The 2008 GOP primaries compounded conservative frustration. Because there was no stand-in for Bush in the contest, there was no obvious outlet for anger at Bush’s pre-surge Iraq bungling or his decision to outsource domestic spending to GOP congressional ward-heelers. Then, as a lame duck, Bush laid down the predicates for much of Obama’s first 100 days, supporting a stimulus and Wall Street bailouts.

According to last week’s New York Times/CBS poll of tea party supporters, 57% have a favorable view of Bush, but that hardly captures the nuance of tea party feelings. For instance, when Bush’s face appeared on the Jumbotron in the arena, the Cincinnati audience applauded. When speakers blasted Bush and the GOP for “losing their way,” the audience applauded even louder.

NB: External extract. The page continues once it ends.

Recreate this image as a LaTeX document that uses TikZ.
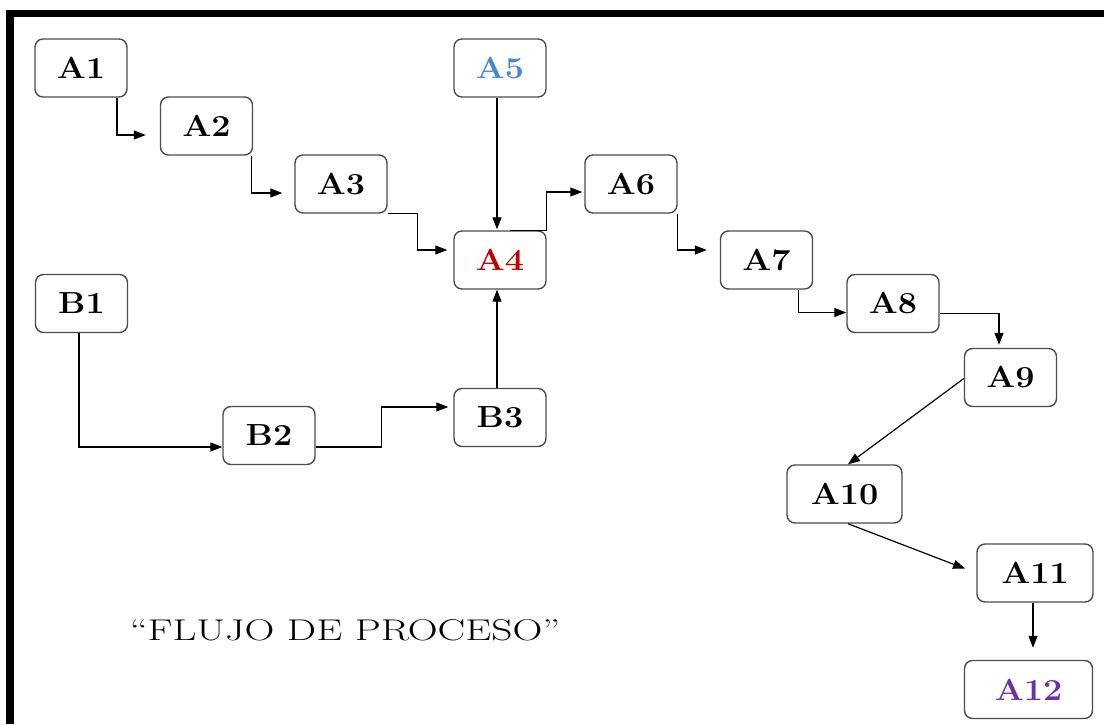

Going by what I saw in Cincinnati, second to their profound desire to rein in government, the chief attitude driving the 39% of tea partyers who describe themselves as “very conservative” isn’t partisanship, racism or seizing the Sudetenland from Czechoslovakia. It’s “we won’t be fooled again.” In the near term, that spells trouble for Democrats. In the long term, that lays down a serious gauntlet for Republicans.